## START Data

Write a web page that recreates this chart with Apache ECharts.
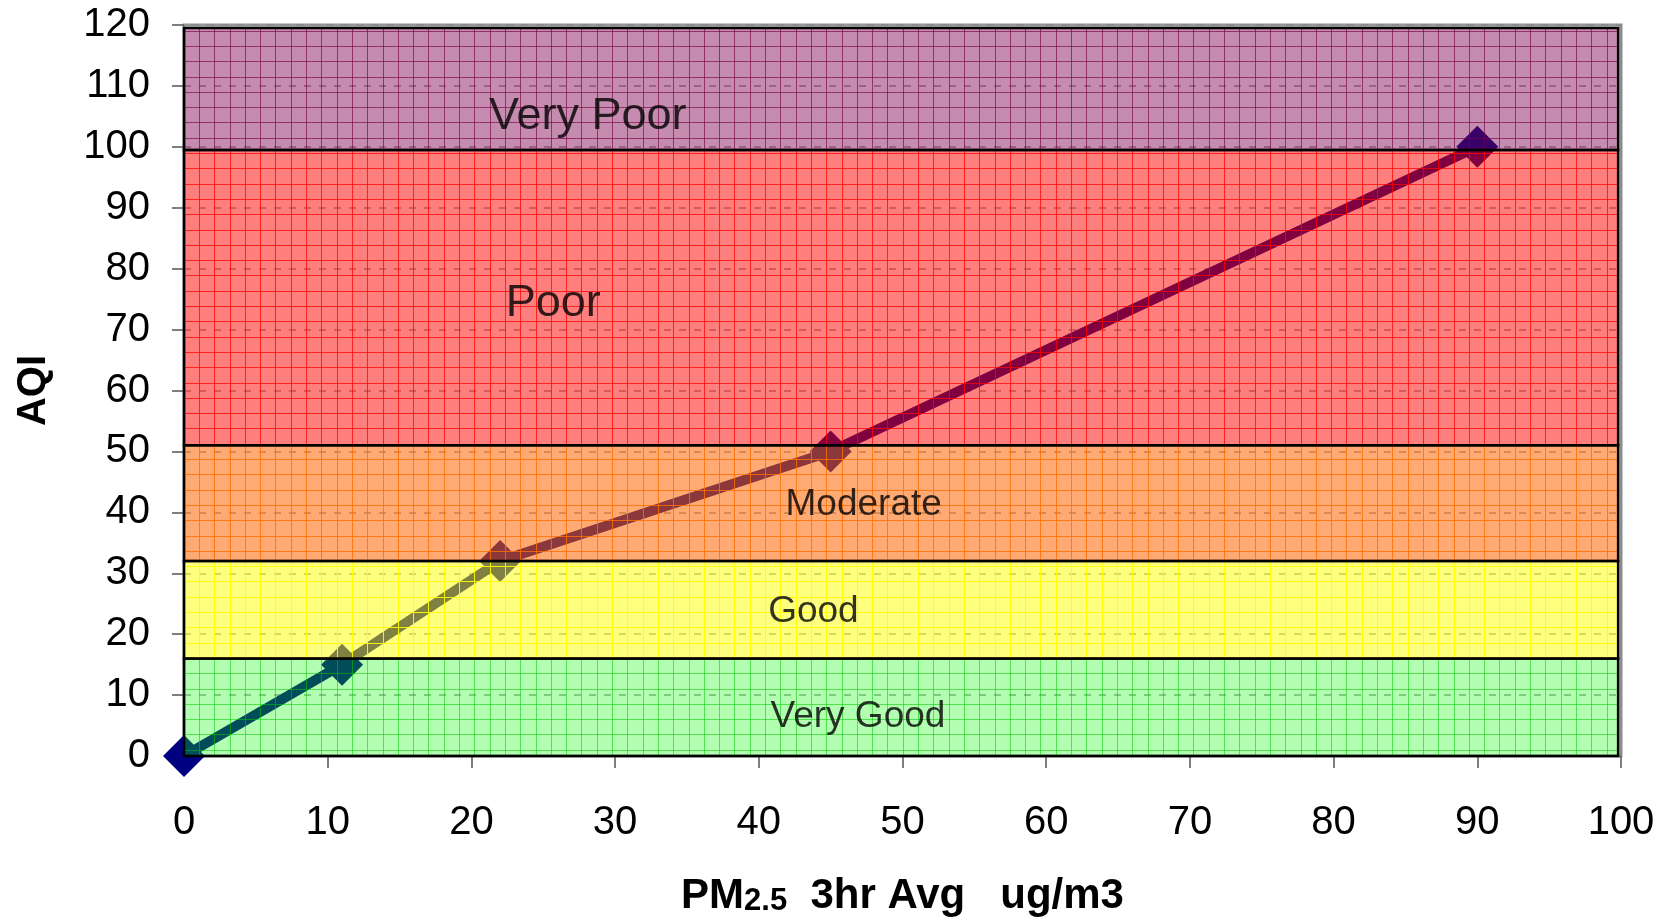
<!DOCTYPE html>
<html>
<head>
<meta charset="utf-8">
<script src="https://cdn.jsdelivr.net/npm/echarts@6/dist/echarts.min.js"></script>
<style>
html,body{margin:0;padding:0;background:#fff;}
#chart{width:1677px;height:922px;}
</style>
</head>
<body>
<div id="chart"></div>
<script>
// ---- data ----
const pm25 = [0, 11, 22, 45, 90];
const aqi = [0, 15, 32, 50, 100];
const xTicks = [0, 10, 20, 30, 40, 50, 60, 70, 80, 90, 100];
const yTicks = [0, 10, 20, 30, 40, 50, 60, 70, 80, 90, 100, 110, 120];
const bandNames = ['Very Good', 'Good', 'Moderate', 'Poor', 'Very Poor'];
const bandLow = [0, 16, 32, 51, 99.5];
const bandHigh = [16, 32, 51, 99.5, 119.5];
// label anchors in data units
const bandLabelX = [46.9, 43.8, 47.3, 25.7, 28.1];
const bandLabelY = [6.4, 23.7, 41.3, 74.2, 104.9];

// ---- styles ----
const FONT = "'Liberation Sans', Arial, sans-serif";
const bandFill = ['rgba(0,255,0,0.30)', 'rgba(255,255,0,0.50)', 'rgba(255,100,0,0.55)', 'rgba(255,0,0,0.50)', 'rgba(128,0,80,0.45)'];
const bandGrid = ['rgba(0,200,0,0.55)', 'rgba(255,255,0,0.9)', 'rgba(255,110,0,0.8)', 'rgba(255,0,0,0.75)', 'rgba(120,0,70,0.65)'];
const bandFont = [37, 37, 37, 45, 45];

function makePattern(fill, line) {
  const cell = 15.3, n = 10;
  const size = Math.round(cell * n);
  const c = document.createElement('canvas');
  c.width = size; c.height = size;
  const g = c.getContext('2d');
  g.fillStyle = fill;
  g.fillRect(0, 0, size, size);
  g.fillStyle = line;
  for (let i = 0; i < n; i++) {
    const p = Math.round(i * cell);
    g.fillRect(p, 0, 1, size);
    g.fillRect(0, p, size, 1);
  }
  return c;
}
const patterns = bandFill.map((f, i) => makePattern(f, bandGrid[i]));

const lineData = pm25.map((x, i) => [x, aqi[i]]);
const bandData = bandNames.map((n, i) => [bandLow[i], bandHigh[i], i]);
const labelData = bandNames.map((n, i) => ({ name: n, value: [bandLabelX[i], bandLabelY[i]],
  label: { fontSize: bandFont[i] } }));

const chart = echarts.init(document.getElementById('chart'), null, { renderer: 'canvas' });
chart.setOption({
  animation: false,
  backgroundColor: '#fff',
  textStyle: { fontFamily: FONT },
  grid: { left: 184, right: 56, top: 25, bottom: 160, show: true, borderColor: '#8c8c8c', borderWidth: 3, backgroundColor: '#fff' },
  xAxis: {
    type: 'value', min: xTicks[0], max: xTicks[xTicks.length - 1], interval: 10,
    axisLine: { show: false },
    axisTick: { show: true, length: 12, lineStyle: { color: '#555', width: 1.5 } },
    axisLabel: { fontSize: 40, color: '#000', margin: 47, fontFamily: FONT },
    splitLine: { show: false },
    name: '{a|PM}{b|2.5}{a|  3hr Avg   ug/m3}',
    nameLocation: 'middle', nameGap: 115,
    nameTextStyle: {
      rich: {
        a: { fontSize: 42, fontWeight: 'bold', color: '#000', fontFamily: FONT, lineHeight: 46, verticalAlign: 'bottom' },
        b: { fontSize: 31, fontWeight: 'bold', color: '#000', fontFamily: FONT, lineHeight: 46, verticalAlign: 'bottom' }
      }
    }
  },
  yAxis: {
    type: 'value', min: yTicks[0], max: yTicks[yTicks.length - 1], interval: 10,
    axisLine: { show: false },
    axisTick: { show: true, length: 12, lineStyle: { color: '#555', width: 1.5 } },
    axisLabel: { fontSize: 40, color: '#000', margin: 34, fontFamily: FONT },
    splitLine: { show: true, lineStyle: { color: '#9a9a9a', width: 1.5, type: [7, 8] } },
    name: 'AQI', nameLocation: 'middle', nameGap: 130, nameRotate: 90,
    nameTextStyle: { fontSize: 40, fontWeight: 'bold', color: '#000', fontFamily: FONT }
  },
  series: [
    {
      type: 'line', data: lineData, z: 2, clip: false,
      lineStyle: { color: '#000080', width: 10 },
      itemStyle: { color: '#000080' },
      symbol: 'diamond', symbolSize: 42, showSymbol: true
    },
    {
      type: 'custom', z: 5, data: bandData, clip: false,
      renderItem: function (params, api) {
        const lo = api.value(0), hi = api.value(1), idx = api.value(2);
        const p1 = api.coord([0, hi]);
        const p2 = api.coord([99.8, lo]);
        return {
          type: 'rect',
          shape: { x: p1[0], y: p1[1], width: p2[0] - p1[0], height: p2[1] - p1[1] },
          style: { fill: { image: patterns[idx], repeat: 'repeat' }, stroke: '#000', lineWidth: 2.5 }
        };
      }
    },
    {
      type: 'scatter', z: 10, data: labelData, symbolSize: 0, silent: true,
      label: { show: true, position: 'inside', formatter: '{b}', color: '#000', fontFamily: FONT }
    }
  ]
});
</script>
</body>
</html>
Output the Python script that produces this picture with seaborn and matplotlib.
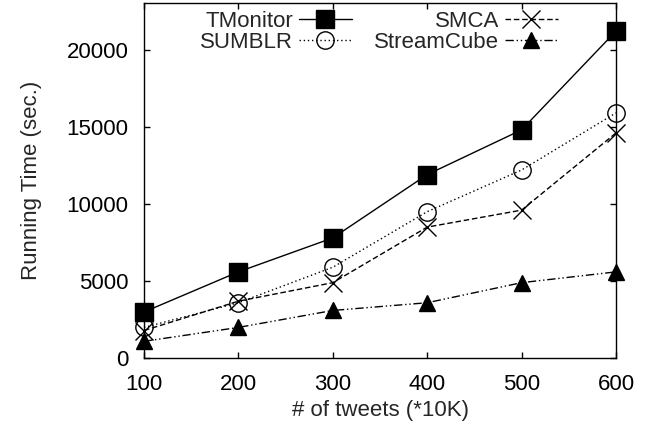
import matplotlib
matplotlib.use("Agg")
import matplotlib.pyplot as plt
import seaborn as sns
import pandas as pd

tweets = [100, 200, 300, 400, 500, 600]
tmonitor = [3000, 5600, 7800, 11900, 14800, 21200]
sumblr = [2000, 3600, 5900, 9500, 12200, 15900]
smca = [1800, 3700, 4900, 8500, 9600, 14600]
streamcube = [1100, 2000, 3100, 3600, 4900, 5600]
methods = ["TMonitor", "SUMBLR", "SMCA", "StreamCube"]

series = dict(zip(methods, [tmonitor, sumblr, smca, streamcube]))

sns.set_style("ticks")
plt.rcParams["font.family"] = ["Liberation Sans", "DejaVu Sans"]

fig = plt.figure(figsize=(6.5, 4.32), dpi=100)
ax = fig.add_axes([144 / 650, 1 - 358.3 / 432, 472 / 650, 355 / 432])

styles = {
    "TMonitor": dict(marker="s", linestyle="-", markersize=13.5, mfc="black"),
    "SUMBLR": dict(marker="o", linestyle=(0, (1, 2)), markersize=12.5, mfc="none"),
    "SMCA": dict(marker="x", linestyle=(0, (4, 2)), markersize=13, mfc="black"),
    "StreamCube": dict(marker="^", linestyle=(0, (6, 2, 1, 2, 1, 2)), markersize=12, mfc="black"),
}

for m in methods:
    st = styles[m]
    df = pd.DataFrame({"tweets": tweets, "time": series[m]})
    sns.lineplot(data=df, x="tweets", y="time", color="black", linewidth=1.0,
                 marker=st["marker"], markersize=st["markersize"],
                 markeredgecolor="black", markerfacecolor=st["mfc"],
                 markeredgewidth=1.0, ax=ax, label=m)
    ln = ax.lines[-1]
    ln.set_linestyle(st["linestyle"])
    ln.set_clip_on(False)

ax.set_xlim(100, 600)
ax.set_ylim(0, 23000)
ax.set_xticks(tweets)
ax.set_yticks([0, 5000, 10000, 15000, 20000])
ax.tick_params(direction="in", length=4, width=1, top=True, right=True,
               labelsize=16, pad=11, colors="black")
for s in ax.spines.values():
    s.set_linewidth(1.0)
    s.set_color("black")
ax.set_xlabel("# of tweets (*10K)", fontsize=16, labelpad=4)
ax.set_ylabel("Running Time (sec.)", fontsize=16, labelpad=18)

handles = list(ax.lines)
leg = ax.legend(handles, methods, ncol=2, markerfirst=False, frameon=False,
                loc="upper left", bbox_to_anchor=(200 / 650, 1 - 11 / 432),
                bbox_transform=fig.transFigure, fontsize=16,
                handlelength=2.4, columnspacing=1.0, labelspacing=0.0,
                handletextpad=0.25, borderaxespad=0, borderpad=0)

fig.savefig("out.png", dpi=100)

## END Data

Repeat only what runs from the first line of the records above to the line with "const bandFont = [37, 37, 37, 45, 45];", both included, word for word, minus the pictures.

Write a web page that recreates this chart with Apache ECharts.
<!DOCTYPE html>
<html>
<head>
<meta charset="utf-8">
<script src="https://cdn.jsdelivr.net/npm/echarts@6/dist/echarts.min.js"></script>
<style>
html,body{margin:0;padding:0;background:#fff;}
#chart{width:1677px;height:922px;}
</style>
</head>
<body>
<div id="chart"></div>
<script>
// ---- data ----
const pm25 = [0, 11, 22, 45, 90];
const aqi = [0, 15, 32, 50, 100];
const xTicks = [0, 10, 20, 30, 40, 50, 60, 70, 80, 90, 100];
const yTicks = [0, 10, 20, 30, 40, 50, 60, 70, 80, 90, 100, 110, 120];
const bandNames = ['Very Good', 'Good', 'Moderate', 'Poor', 'Very Poor'];
const bandLow = [0, 16, 32, 51, 99.5];
const bandHigh = [16, 32, 51, 99.5, 119.5];
// label anchors in data units
const bandLabelX = [46.9, 43.8, 47.3, 25.7, 28.1];
const bandLabelY = [6.4, 23.7, 41.3, 74.2, 104.9];

// ---- styles ----
const FONT = "'Liberation Sans', Arial, sans-serif";
const bandFill = ['rgba(0,255,0,0.30)', 'rgba(255,255,0,0.50)', 'rgba(255,100,0,0.55)', 'rgba(255,0,0,0.50)', 'rgba(128,0,80,0.45)'];
const bandGrid = ['rgba(0,200,0,0.55)', 'rgba(255,255,0,0.9)', 'rgba(255,110,0,0.8)', 'rgba(255,0,0,0.75)', 'rgba(120,0,70,0.65)'];
const bandFont = [37, 37, 37, 45, 45];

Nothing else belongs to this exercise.